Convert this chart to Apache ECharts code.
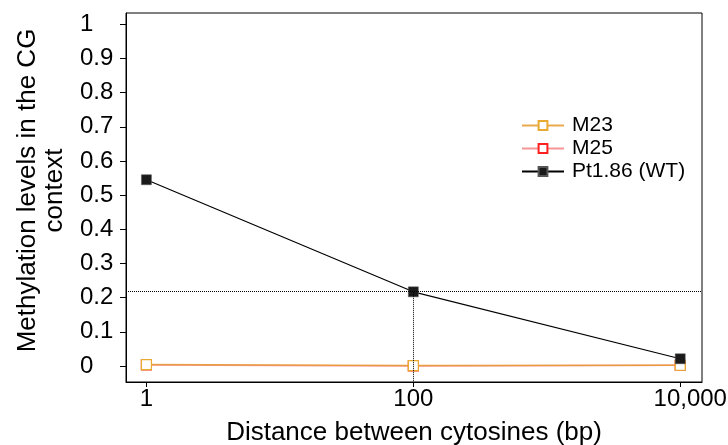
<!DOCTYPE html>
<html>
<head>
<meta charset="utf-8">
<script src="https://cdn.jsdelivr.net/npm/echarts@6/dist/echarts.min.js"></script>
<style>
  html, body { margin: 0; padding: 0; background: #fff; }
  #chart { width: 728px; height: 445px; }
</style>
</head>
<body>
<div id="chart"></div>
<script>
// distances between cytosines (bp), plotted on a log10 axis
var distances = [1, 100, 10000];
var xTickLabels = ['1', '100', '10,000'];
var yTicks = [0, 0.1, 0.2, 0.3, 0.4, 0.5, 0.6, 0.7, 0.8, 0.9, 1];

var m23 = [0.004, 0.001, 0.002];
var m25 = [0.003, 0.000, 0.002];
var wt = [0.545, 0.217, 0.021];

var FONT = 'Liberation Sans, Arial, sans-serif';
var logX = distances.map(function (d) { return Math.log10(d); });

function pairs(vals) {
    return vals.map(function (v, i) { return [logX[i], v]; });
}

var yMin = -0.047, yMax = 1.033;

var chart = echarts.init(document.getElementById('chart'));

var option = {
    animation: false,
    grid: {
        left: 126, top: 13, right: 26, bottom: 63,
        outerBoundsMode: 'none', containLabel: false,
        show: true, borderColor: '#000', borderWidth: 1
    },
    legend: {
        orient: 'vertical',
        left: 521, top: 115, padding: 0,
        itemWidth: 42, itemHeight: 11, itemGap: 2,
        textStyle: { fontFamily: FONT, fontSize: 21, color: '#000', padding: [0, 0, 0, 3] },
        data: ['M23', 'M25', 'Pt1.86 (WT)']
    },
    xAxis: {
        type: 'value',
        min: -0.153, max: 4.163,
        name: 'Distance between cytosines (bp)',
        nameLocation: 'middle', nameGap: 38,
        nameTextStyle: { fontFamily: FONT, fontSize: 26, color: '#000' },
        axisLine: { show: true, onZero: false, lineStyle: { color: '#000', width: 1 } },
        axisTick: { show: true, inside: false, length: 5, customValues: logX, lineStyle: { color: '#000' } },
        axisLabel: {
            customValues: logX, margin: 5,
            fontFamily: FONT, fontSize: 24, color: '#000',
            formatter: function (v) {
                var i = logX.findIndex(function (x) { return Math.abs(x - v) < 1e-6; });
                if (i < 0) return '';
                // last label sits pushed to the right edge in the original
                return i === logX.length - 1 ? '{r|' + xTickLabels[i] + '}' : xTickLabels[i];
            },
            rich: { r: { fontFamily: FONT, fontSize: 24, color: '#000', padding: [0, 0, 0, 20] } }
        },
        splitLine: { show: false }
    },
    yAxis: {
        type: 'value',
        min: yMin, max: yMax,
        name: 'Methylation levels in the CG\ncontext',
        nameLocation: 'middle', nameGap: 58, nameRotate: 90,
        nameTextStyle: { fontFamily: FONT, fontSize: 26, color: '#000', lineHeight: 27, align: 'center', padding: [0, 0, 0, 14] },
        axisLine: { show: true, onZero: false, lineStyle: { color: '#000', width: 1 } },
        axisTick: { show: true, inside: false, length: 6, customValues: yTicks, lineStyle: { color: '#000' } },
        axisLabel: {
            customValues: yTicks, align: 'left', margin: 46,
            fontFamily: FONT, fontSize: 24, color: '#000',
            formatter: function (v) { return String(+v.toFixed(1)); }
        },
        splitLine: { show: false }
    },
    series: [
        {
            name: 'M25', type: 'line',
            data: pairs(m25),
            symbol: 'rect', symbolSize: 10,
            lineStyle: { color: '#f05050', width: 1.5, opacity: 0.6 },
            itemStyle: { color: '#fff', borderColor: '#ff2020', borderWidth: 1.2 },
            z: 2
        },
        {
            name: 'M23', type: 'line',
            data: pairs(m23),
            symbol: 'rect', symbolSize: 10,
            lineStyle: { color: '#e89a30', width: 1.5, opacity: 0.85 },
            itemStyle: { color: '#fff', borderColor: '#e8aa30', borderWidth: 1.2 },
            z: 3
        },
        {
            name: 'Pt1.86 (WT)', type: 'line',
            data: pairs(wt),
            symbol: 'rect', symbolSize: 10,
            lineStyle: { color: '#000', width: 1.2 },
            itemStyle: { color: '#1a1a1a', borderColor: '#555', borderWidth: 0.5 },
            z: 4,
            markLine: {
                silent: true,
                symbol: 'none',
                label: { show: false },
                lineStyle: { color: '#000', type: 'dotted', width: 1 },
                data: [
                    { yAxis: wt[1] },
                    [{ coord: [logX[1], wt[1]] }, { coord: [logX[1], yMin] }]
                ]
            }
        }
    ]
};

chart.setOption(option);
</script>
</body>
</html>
********************
EXERCISE BRIEF: Write out the full listing verbatim, excluding its pictures.

TASK RESPONSE:
Convert this chart to Apache ECharts code.
<!DOCTYPE html>
<html>
<head>
<meta charset="utf-8">
<script src="https://cdn.jsdelivr.net/npm/echarts@6/dist/echarts.min.js"></script>
<style>
  html, body { margin: 0; padding: 0; background: #fff; }
  #chart { width: 728px; height: 445px; }
</style>
</head>
<body>
<div id="chart"></div>
<script>
// distances between cytosines (bp), plotted on a log10 axis
var distances = [1, 100, 10000];
var xTickLabels = ['1', '100', '10,000'];
var yTicks = [0, 0.1, 0.2, 0.3, 0.4, 0.5, 0.6, 0.7, 0.8, 0.9, 1];

var m23 = [0.004, 0.001, 0.002];
var m25 = [0.003, 0.000, 0.002];
var wt = [0.545, 0.217, 0.021];

var FONT = 'Liberation Sans, Arial, sans-serif';
var logX = distances.map(function (d) { return Math.log10(d); });

function pairs(vals) {
    return vals.map(function (v, i) { return [logX[i], v]; });
}

var yMin = -0.047, yMax = 1.033;

var chart = echarts.init(document.getElementById('chart'));

var option = {
    animation: false,
    grid: {
        left: 126, top: 13, right: 26, bottom: 63,
        outerBoundsMode: 'none', containLabel: false,
        show: true, borderColor: '#000', borderWidth: 1
    },
    legend: {
        orient: 'vertical',
        left: 521, top: 115, padding: 0,
        itemWidth: 42, itemHeight: 11, itemGap: 2,
        textStyle: { fontFamily: FONT, fontSize: 21, color: '#000', padding: [0, 0, 0, 3] },
        data: ['M23', 'M25', 'Pt1.86 (WT)']
    },
    xAxis: {
        type: 'value',
        min: -0.153, max: 4.163,
        name: 'Distance between cytosines (bp)',
        nameLocation: 'middle', nameGap: 38,
        nameTextStyle: { fontFamily: FONT, fontSize: 26, color: '#000' },
        axisLine: { show: true, onZero: false, lineStyle: { color: '#000', width: 1 } },
        axisTick: { show: true, inside: false, length: 5, customValues: logX, lineStyle: { color: '#000' } },
        axisLabel: {
            customValues: logX, margin: 5,
            fontFamily: FONT, fontSize: 24, color: '#000',
            formatter: function (v) {
                var i = logX.findIndex(function (x) { return Math.abs(x - v) < 1e-6; });
                if (i < 0) return '';
                // last label sits pushed to the right edge in the original
                return i === logX.length - 1 ? '{r|' + xTickLabels[i] + '}' : xTickLabels[i];
            },
            rich: { r: { fontFamily: FONT, fontSize: 24, color: '#000', padding: [0, 0, 0, 20] } }
        },
        splitLine: { show: false }
    },
    yAxis: {
        type: 'value',
        min: yMin, max: yMax,
        name: 'Methylation levels in the CG\ncontext',
        nameLocation: 'middle', nameGap: 58, nameRotate: 90,
        nameTextStyle: { fontFamily: FONT, fontSize: 26, color: '#000', lineHeight: 27, align: 'center', padding: [0, 0, 0, 14] },
        axisLine: { show: true, onZero: false, lineStyle: { color: '#000', width: 1 } },
        axisTick: { show: true, inside: false, length: 6, customValues: yTicks, lineStyle: { color: '#000' } },
        axisLabel: {
            customValues: yTicks, align: 'left', margin: 46,
            fontFamily: FONT, fontSize: 24, color: '#000',
            formatter: function (v) { return String(+v.toFixed(1)); }
        },
        splitLine: { show: false }
    },
    series: [
        {
            name: 'M25', type: 'line',
            data: pairs(m25),
            symbol: 'rect', symbolSize: 10,
            lineStyle: { color: '#f05050', width: 1.5, opacity: 0.6 },
            itemStyle: { color: '#fff', borderColor: '#ff2020', borderWidth: 1.2 },
            z: 2
        },
        {
            name: 'M23', type: 'line',
            data: pairs(m23),
            symbol: 'rect', symbolSize: 10,
            lineStyle: { color: '#e89a30', width: 1.5, opacity: 0.85 },
            itemStyle: { color: '#fff', borderColor: '#e8aa30', borderWidth: 1.2 },
            z: 3
        },
        {
            name: 'Pt1.86 (WT)', type: 'line',
            data: pairs(wt),
            symbol: 'rect', symbolSize: 10,
            lineStyle: { color: '#000', width: 1.2 },
            itemStyle: { color: '#1a1a1a', borderColor: '#555', borderWidth: 0.5 },
            z: 4,
            markLine: {
                silent: true,
                symbol: 'none',
                label: { show: false },
                lineStyle: { color: '#000', type: 'dotted', width: 1 },
                data: [
                    { yAxis: wt[1] },
                    [{ coord: [logX[1], wt[1]] }, { coord: [logX[1], yMin] }]
                ]
            }
        }
    ]
};

chart.setOption(option);
</script>
</body>
</html>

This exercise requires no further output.